I was additionally reminded of some comments made many months ago by Fr. Joseph Fessio, a student of Pope Benedict XVI and a Roman Catholic scholar. Fr. Fession was relaying the Pope's eloquent explanation of the Christian understanding of the divine inspiration of the Bible, versus Islam's understanding that the Koran reflects the actual words of Allah:
[H]e said in the Islamic tradition, God has given His word to Mohammed, but it’s an eternal word. It’s not Mohammed’s word. It’s there for eternity the way it is. There’s no possibility of adapting it or interpreting it, whereas in Christianity, and Judaism, the dynamism’s completely different, that God has worked through His creatures. And so, it is not just the word of God, it’s the word of Isaiah, not just the word of God, but the word of Mark. He’s used His human creatures, and inspired them to speak His word to the world, and therefore by establishing a Church in which he gives authority to His followers to carry on the tradition and interpret it, there’s an inner logic to the Christian Bible, which permits it and requires it to be adapted and applied to new situations ... But Islam is stuck.

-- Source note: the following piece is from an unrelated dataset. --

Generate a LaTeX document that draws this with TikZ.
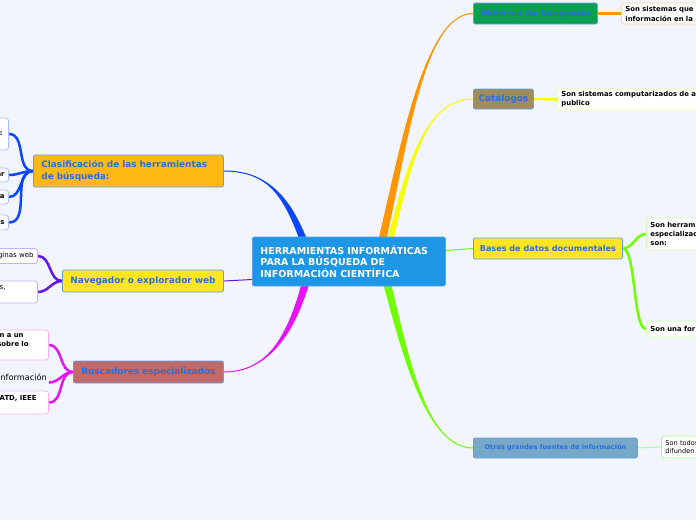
\documentclass[tikz,border=0pt]{standalone}
\usepackage{fontspec}
\setmainfont{DejaVu Sans}
\usepackage{tikz}
\usetikzlibrary{positioning,backgrounds}
\pgfdeclarelayer{paper}
\pgfsetlayers{paper,background,main}

\definecolor{paperbg}{HTML}{F2F5FE}
\definecolor{rootblue}{HTML}{1E96E6}
\definecolor{titleblue}{HTML}{2A6EDC}
\definecolor{rimblue}{HTML}{5AA0F0}
\definecolor{motgreen}{HTML}{0AA050}
\definecolor{catbrown}{HTML}{A08C5A}
\definecolor{bdyellow}{HTML}{FFE61E}
\definecolor{otrsteel}{HTML}{78A8C8}
\definecolor{clasamber}{HTML}{FFB914}
\definecolor{buscrose}{HTML}{C06A6A}
\definecolor{brorange}{HTML}{FF9600}
\definecolor{bryellow}{HTML}{F5FF00}
\definecolor{brlime}{HTML}{70FF00}
\definecolor{brmint}{HTML}{A0FF90}
\definecolor{brblue}{HTML}{0A46FF}
\definecolor{brpurple}{HTML}{6414F0}
\definecolor{brmagenta}{HTML}{E614F5}

\begin{document}
\begin{tikzpicture}[x=1pt, y=-1pt,
  topic/.style={draw=rimblue, fill=#1, rounded corners=2pt, line width=0.8pt, text=titleblue, font=\bfseries\fontsize{8.9}{12}\selectfont, anchor=west, inner sep=0pt},
  leaf/.style={draw=#1, fill=white, rounded corners=3pt, line width=0.8pt, font=\bfseries\fontsize{6.9}{9}\selectfont, inner xsep=4pt, inner ysep=0pt},
  rleaf/.style={leaf=#1, anchor=west, align=left},
  lleaf/.style={leaf=#1, anchor=east, align=right, text width=60pt},
  limb/.style={fill=#1},
  twig/.style={draw=#1, line width=2.5pt},
  thread/.style={draw=#1, line width=1pt}]
\useasboundingbox (0,0) rectangle (696,520);
\begin{pgfonlayer}{paper}
\fill[paperbg] (0,0) rectangle (696,520);
\end{pgfonlayer}

% centre
\node[topic=rootblue, text=white, font=\bfseries\fontsize{9.5}{11.5}\selectfont, align=left, text width=177pt, minimum height=49pt, inner xsep=8pt] (root) at (252,261.5) {HERRAMIENTAS INFORMÁTICAS\\PARA LA BÚSQUEDA DE\\INFORMACIÓN CIENTÍFICA};

% right side
\node[topic=motgreen, minimum width=124pt, minimum height=21pt] (motores) at (473,13.5) {Motores de búsqueda};
\node[topic=catbrown, minimum width=60pt, minimum height=20pt] (catalogos) at (473,99) {Catálogos};
\node[topic=bdyellow, font=\bfseries\fontsize{8.1}{10}\selectfont, minimum width=149pt, minimum height=21pt] (bases) at (473,248.5) {Bases de datos documentales};
\node[topic=otrsteel, font=\bfseries\fontsize{6.6}{8}\selectfont, minimum width=164pt, minimum height=20pt] (otras) at (473,448) {Otras grandes fuentes de información};

\node[rleaf=brorange!40, text width=112pt, minimum height=21pt, font=\bfseries\fontsize{6.9}{10}\selectfont] (motdef) at (621,13.5) {Son sistemas que\\información en la};
\node[rleaf=bryellow!45, text width=170pt, minimum height=21pt] (catdef) at (557,99.5) {Son sistemas computarizados de a\\publico};
\node[rleaf=brlime!35, text width=80pt, minimum height=32pt] (basdefA) at (646,234) {Son herrami\\especializad\\son:};
\node[rleaf=brlime!35, text width=80pt, minimum height=16pt] (basdefB) at (646,329) {Son una for};
\node[rleaf=brmint, text width=80pt, minimum height=22pt, font=\fontsize{6.6}{8.5}\selectfont] (otrdef) at (661,447) {Son todos\\difunden};

% left side
\node[topic=clasamber, align=left, text width=174pt, inner xsep=8pt, minimum height=32pt] (clasif) at (33,171) {Clasificación de las herramientas\\de búsqueda:};
\node[topic=bdyellow, minimum width=161pt, minimum height=22pt] (naveg) at (62,281) {Navegador o explorador web};
\node[topic=buscrose, minimum width=150pt, minimum height=22pt] (busc) at (73,372) {Buscadores especializados};

\node[lleaf=brblue!35, minimum height=32pt] (clasA) at (9,134) {:\rule{2pt}{0pt}};
\node[lleaf=brblue!35, minimum height=14pt] (clasB) at (9,175) {ar};
\node[lleaf=brblue!35, minimum height=14pt] (clasC) at (9,197) {a};
\node[lleaf=brblue!35, minimum height=15pt] (clasD) at (9,222.5) {es};

\node[lleaf=brpurple!35, minimum height=15pt, font=\fontsize{7}{8.5}\selectfont] (navA) at (38,256) {ginas web};
\node[lleaf=brpurple!35, minimum height=22pt, font=\fontsize{7}{8.5}\selectfont] (navB) at (38,292) {s,\rule{28pt}{0pt}\\\mbox{}};

\node[lleaf=brmagenta!35, minimum height=30pt, font=\bfseries\fontsize{6.9}{9.5}\selectfont] (buscA) at (49,345) {n a un\rule{21pt}{0pt}\\sobre lo\rule{16pt}{0pt}\\\mbox{}};
\node[anchor=east, inner xsep=2pt, inner ysep=2pt, font=\fontsize{8.2}{10}\selectfont] (buscB) at (49,377) {nformación};
\node[lleaf=brmagenta!35, minimum height=23pt] (buscC) at (49,402.5) {ATD, IEEE\rule{8pt}{0pt}\\\mbox{}};

\begin{pgfonlayer}{background}
% main branches, tapered
\fill[limb=brorange] ([xshift=24pt]root.center) .. controls +(24,-92) and +(-53,0) .. (motores.west) .. controls +(-53,0) and +(24,-92) .. ([xshift=32pt]root.center) -- cycle;
\draw[thread=brorange] ([xshift=28pt]root.center) .. controls +(24,-92) and +(-53,0) .. (motores.west);
\fill[limb=bryellow] ([xshift=33pt]root.center) .. controls +(21,-82) and +(-53,0) .. (catalogos.west) .. controls +(-53,0) and +(21,-82) .. ([xshift=39pt]root.center) -- cycle;
\draw[thread=bryellow] ([xshift=36pt]root.center) .. controls +(21,-82) and +(-53,0) .. (catalogos.west);
\fill[limb=brlime] ([xshift=28pt]root.center) .. controls +(20,68) and +(-53,0) .. (otras.west) .. controls +(-53,0) and +(20,68) .. ([xshift=36pt]root.center) -- cycle;
\draw[thread=brlime] ([xshift=32pt]root.center) .. controls +(20,68) and +(-53,0) .. (otras.west);
\fill[limb=brblue] ([xshift=-42pt]root.center) .. controls +(-20,-62) and +(47,0) .. (clasif.east) .. controls +(47,0) and +(-20,-62) .. ([xshift=-34pt]root.center) -- cycle;
\draw[thread=brblue] ([xshift=-38pt]root.center) .. controls +(-20,-62) and +(47,0) .. (clasif.east);
\fill[limb=brmagenta] ([xshift=-42pt]root.center) .. controls +(-15,68) and +(47,0) .. (busc.east) .. controls +(47,0) and +(-15,68) .. ([xshift=-34pt]root.center) -- cycle;
\draw[thread=brmagenta] ([xshift=-38pt]root.center) .. controls +(-15,68) and +(47,0) .. (busc.east);
\draw[thread=brlime] ([yshift=11pt]root.east) -- (bases.west);
\draw[thread=brpurple] ([yshift=-18pt]root.west) -- (naveg.east);

% leaf links
\draw[twig=brorange] (motores.east) -- (motdef.west);
\draw[twig=bryellow] (catalogos.east) -- (catdef.west);
\draw[twig=brlime] (bases.east) to[out=0,in=180] (basdefA.west);
\draw[twig=brlime] (bases.east) to[out=0,in=180,looseness=0.4] (basdefB.west);
\draw[thread=brmint] (otras.east) -- (otrdef.west);
\foreach \leafname in {clasA,clasB,clasC,clasD}
  \draw[twig=brblue] (clasif.west) to[out=180,in=0] (\leafname.east);
\foreach \leafname in {navA,navB}
  \draw[twig=brpurple] (naveg.west) to[out=180,in=0] (\leafname.east);
\draw[twig=brmagenta] (busc.west) to[out=180,in=0] (buscA.east);
\draw[twig=brmagenta] (busc.west) to[out=180,in=0] (buscB.south east);
\draw[twig=brmagenta] (busc.west) to[out=180,in=0] (buscC.east);
\end{pgfonlayer}
\end{tikzpicture}
\end{document}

It’s stuck with a text that cannot be adapted, or even be interpreted properly.
The Protestant Reformation and subsequent schools of Christian theology sufficiently purged mainstream Christianity of any authoritative teaching that sought to justify the use of warfare or torture or other violent means as a Biblically sound method of spreading the Gospel of Jesus Christ. The Crusades were over by the beginning of the 14th century. The last heresy trials conducted by the Roman Catholic church that were facilitated through the royal house of Spain took place two hundred years ago. And since that time, the Christian church has voluntarily recused itself from its traditional role as an overseer of Western governments.
Until the current situation within the Muslim ummah changes, there can be no Muslim Reformation.